Exercise details
Will you write out the data exactly, excluding every picture?

— START OF Supplied material —

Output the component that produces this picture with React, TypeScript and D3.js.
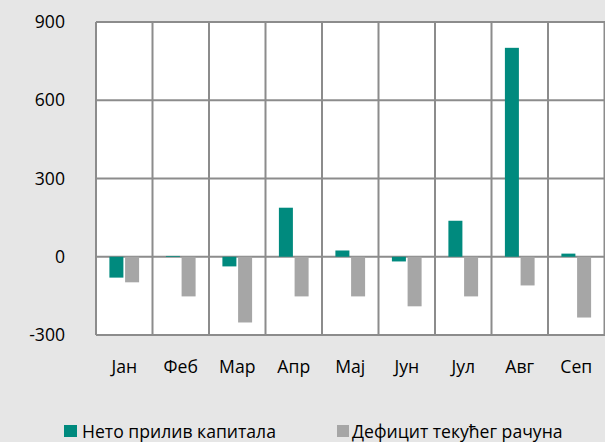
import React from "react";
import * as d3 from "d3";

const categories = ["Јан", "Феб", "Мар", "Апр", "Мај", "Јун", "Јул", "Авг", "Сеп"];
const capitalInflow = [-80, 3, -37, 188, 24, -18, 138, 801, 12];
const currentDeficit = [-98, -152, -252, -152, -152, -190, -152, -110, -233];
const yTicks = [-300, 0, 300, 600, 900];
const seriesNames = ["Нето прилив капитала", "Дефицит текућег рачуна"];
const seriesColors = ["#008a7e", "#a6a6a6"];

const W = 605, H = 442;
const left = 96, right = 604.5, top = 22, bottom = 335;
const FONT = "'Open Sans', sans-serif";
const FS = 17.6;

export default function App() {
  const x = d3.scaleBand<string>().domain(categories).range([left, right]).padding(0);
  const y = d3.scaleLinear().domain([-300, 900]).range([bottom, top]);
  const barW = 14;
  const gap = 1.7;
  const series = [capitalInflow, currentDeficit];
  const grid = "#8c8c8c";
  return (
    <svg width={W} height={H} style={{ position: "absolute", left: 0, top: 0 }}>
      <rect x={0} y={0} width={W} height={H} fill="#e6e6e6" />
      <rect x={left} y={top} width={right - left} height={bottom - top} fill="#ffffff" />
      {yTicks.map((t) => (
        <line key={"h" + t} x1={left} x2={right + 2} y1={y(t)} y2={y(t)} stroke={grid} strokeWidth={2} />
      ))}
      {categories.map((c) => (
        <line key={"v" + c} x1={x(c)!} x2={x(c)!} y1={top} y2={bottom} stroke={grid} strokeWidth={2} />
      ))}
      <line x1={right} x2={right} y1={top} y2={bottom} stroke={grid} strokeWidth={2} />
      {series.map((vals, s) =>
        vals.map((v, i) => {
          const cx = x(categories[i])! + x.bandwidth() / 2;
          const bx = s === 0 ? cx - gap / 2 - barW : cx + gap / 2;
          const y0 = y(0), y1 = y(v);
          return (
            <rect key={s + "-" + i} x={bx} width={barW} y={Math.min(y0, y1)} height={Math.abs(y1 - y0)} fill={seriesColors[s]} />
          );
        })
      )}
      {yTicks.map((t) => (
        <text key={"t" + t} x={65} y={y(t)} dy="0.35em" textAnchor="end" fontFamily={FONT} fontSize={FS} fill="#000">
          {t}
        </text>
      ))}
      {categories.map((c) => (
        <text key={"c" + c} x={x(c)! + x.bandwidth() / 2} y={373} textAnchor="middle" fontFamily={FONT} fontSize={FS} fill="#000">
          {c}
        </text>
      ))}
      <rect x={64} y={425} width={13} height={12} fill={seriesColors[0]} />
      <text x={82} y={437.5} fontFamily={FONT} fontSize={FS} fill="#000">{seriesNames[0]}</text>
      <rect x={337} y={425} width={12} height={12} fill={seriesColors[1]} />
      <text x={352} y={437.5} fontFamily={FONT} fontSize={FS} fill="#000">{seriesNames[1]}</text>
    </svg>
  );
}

— END OF Supplied material —

Correct output
Output the component that produces this picture with React, TypeScript and D3.js.
import React from "react";
import * as d3 from "d3";

const categories = ["Јан", "Феб", "Мар", "Апр", "Мај", "Јун", "Јул", "Авг", "Сеп"];
const capitalInflow = [-80, 3, -37, 188, 24, -18, 138, 801, 12];
const currentDeficit = [-98, -152, -252, -152, -152, -190, -152, -110, -233];
const yTicks = [-300, 0, 300, 600, 900];
const seriesNames = ["Нето прилив капитала", "Дефицит текућег рачуна"];
const seriesColors = ["#008a7e", "#a6a6a6"];

const W = 605, H = 442;
const left = 96, right = 604.5, top = 22, bottom = 335;
const FONT = "'Open Sans', sans-serif";
const FS = 17.6;

export default function App() {
  const x = d3.scaleBand<string>().domain(categories).range([left, right]).padding(0);
  const y = d3.scaleLinear().domain([-300, 900]).range([bottom, top]);
  const barW = 14;
  const gap = 1.7;
  const series = [capitalInflow, currentDeficit];
  const grid = "#8c8c8c";
  return (
    <svg width={W} height={H} style={{ position: "absolute", left: 0, top: 0 }}>
      <rect x={0} y={0} width={W} height={H} fill="#e6e6e6" />
      <rect x={left} y={top} width={right - left} height={bottom - top} fill="#ffffff" />
      {yTicks.map((t) => (
        <line key={"h" + t} x1={left} x2={right + 2} y1={y(t)} y2={y(t)} stroke={grid} strokeWidth={2} />
      ))}
      {categories.map((c) => (
        <line key={"v" + c} x1={x(c)!} x2={x(c)!} y1={top} y2={bottom} stroke={grid} strokeWidth={2} />
      ))}
      <line x1={right} x2={right} y1={top} y2={bottom} stroke={grid} strokeWidth={2} />
      {series.map((vals, s) =>
        vals.map((v, i) => {
          const cx = x(categories[i])! + x.bandwidth() / 2;
          const bx = s === 0 ? cx - gap / 2 - barW : cx + gap / 2;
          const y0 = y(0), y1 = y(v);
          return (
            <rect key={s + "-" + i} x={bx} width={barW} y={Math.min(y0, y1)} height={Math.abs(y1 - y0)} fill={seriesColors[s]} />
          );
        })
      )}
      {yTicks.map((t) => (
        <text key={"t" + t} x={65} y={y(t)} dy="0.35em" textAnchor="end" fontFamily={FONT} fontSize={FS} fill="#000">
          {t}
        </text>
      ))}
      {categories.map((c) => (
        <text key={"c" + c} x={x(c)! + x.bandwidth() / 2} y={373} textAnchor="middle" fontFamily={FONT} fontSize={FS} fill="#000">
          {c}
        </text>
      ))}
      <rect x={64} y={425} width={13} height={12} fill={seriesColors[0]} />
      <text x={82} y={437.5} fontFamily={FONT} fontSize={FS} fill="#000">{seriesNames[0]}</text>
      <rect x={337} y={425} width={12} height={12} fill={seriesColors[1]} />
      <text x={352} y={437.5} fontFamily={FONT} fontSize={FS} fill="#000">{seriesNames[1]}</text>
    </svg>
  );
}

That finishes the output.